The recipe used throughout Switzerland/Germany/Austria does vary slightly, with each person having their preferred method, but largely the recipe is simple and doesn’t contain any spirits.
Typically, the only alcohol is the wine itself.
Also, star anise is rarely in an authentic Glühwein recipe, which I was surprised to learn as there is star anise pictured in most of the Glühwein recipes I see on Pinterest.
To develop my recipe, I wanted to do as much research as possible about what really goes into Glühwein from some German recipes.
This definitely put my German to the test haha!
The most common spices used are cinnamon (in stick form), cloves, and allspice.
Allspice is actually a spice in its own right, not a blend of spices as the name suggests.
Allspice berries are dried berries from a plant that comes from Jamaica, and have a flavor similar to nutmeg and cloves.
In German these are called “Nelkenpfeffer.” This recipe uses the actual berries to infuse the Glühwein rather than using the ground version.

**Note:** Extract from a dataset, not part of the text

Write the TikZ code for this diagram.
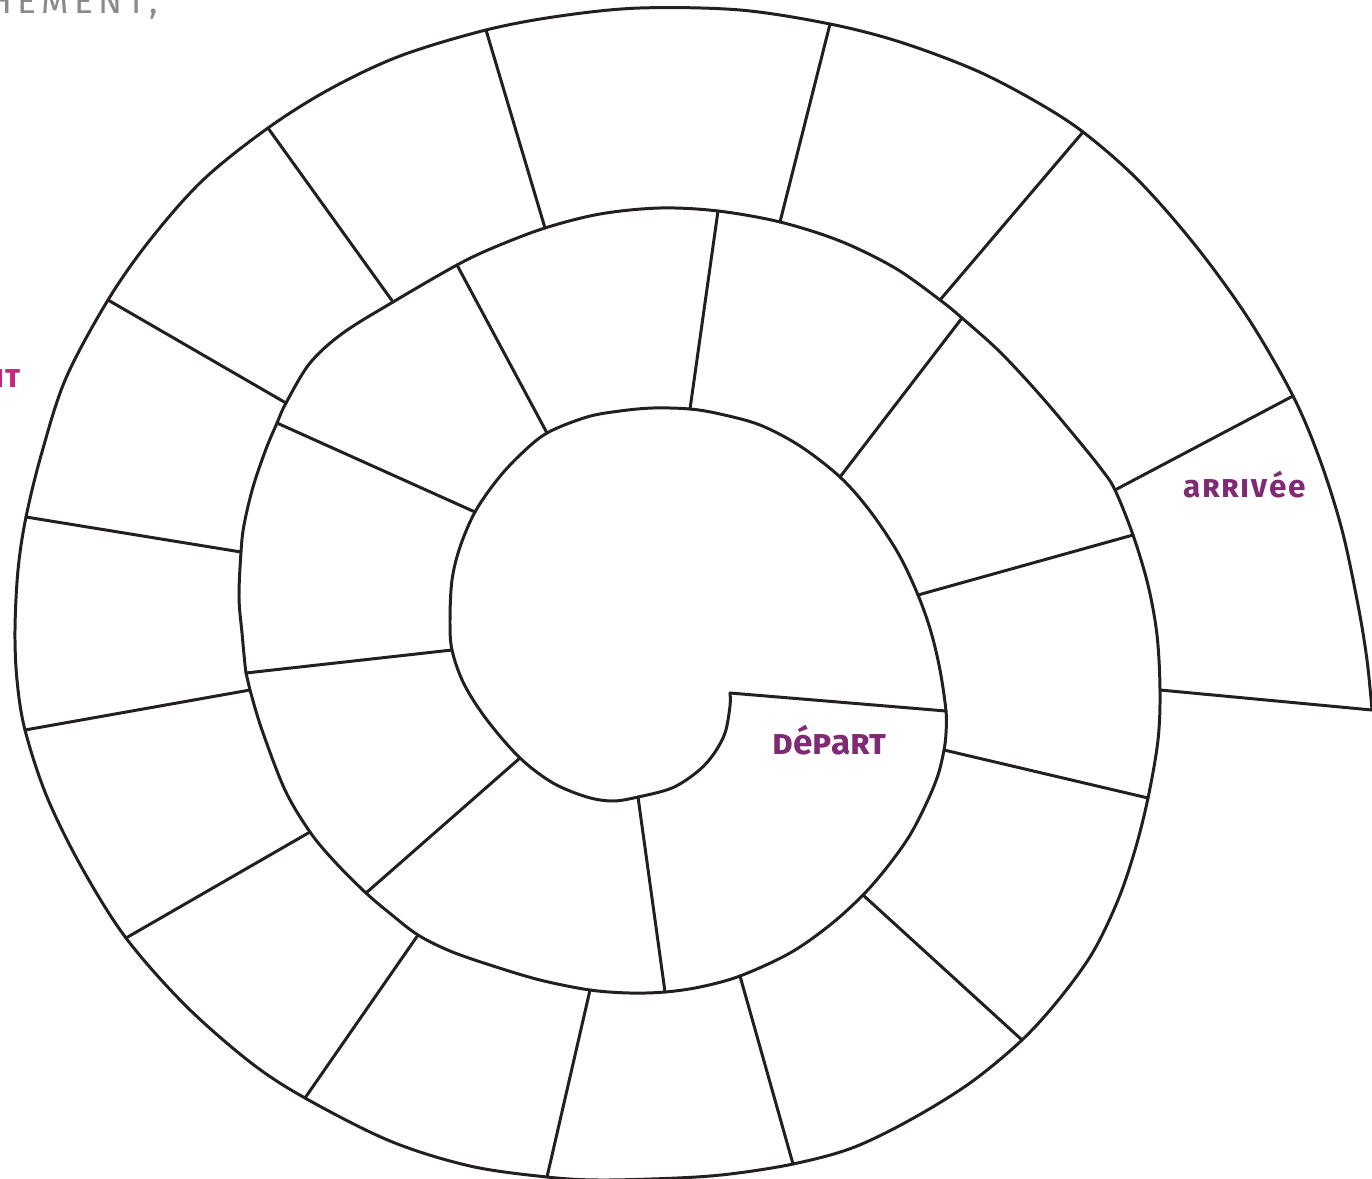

I also used a lot of similar spices in these Chai Spiced cupcakes, so if you like Glühwein you will definitely like these!
Sugar and water are boiled first with all the spices and the rind of an orange and a lemon before the wine is added and heated through.
Your whole house is going to smell like a Christmas Market if you make this! It’s incredible! Best served alongside some Traditional Swiss Cheese Fondue ;)
If you’re interested in a Scandinavian version of this festive mulled wine drink, be sure to check out our Cranberry Glögg.
Glühwein (German Mulled Wine)
- 1 saucepan
- 1 seive
- 1 bottle red wine dry, such as cabernet sauvignon
- 2 cups water
- 1 cinnamon stick
- 6 whole cloves
- 4 allspice berries
- 4 tbsp. granulated sugar
- 1 orange peel with as much pith removed.
- 1 lemon peel with as much pith removed.
- Add the water, sugar, spices and the peel of the orange and lemon into a large saucepan or pot. Bring to a boil then let simmer for 20 minutes.
- Remove the rind and spices using a sieve and add the wine. Heat through until the wine is steaming but don’t let it simmer or boil.
- Either serve immediately or store the cooled Glühwein in an airtight container in the fridge and reheat in a saucepan when you want to serve. It will keep for up to 1 week in the fridge in an airtight container.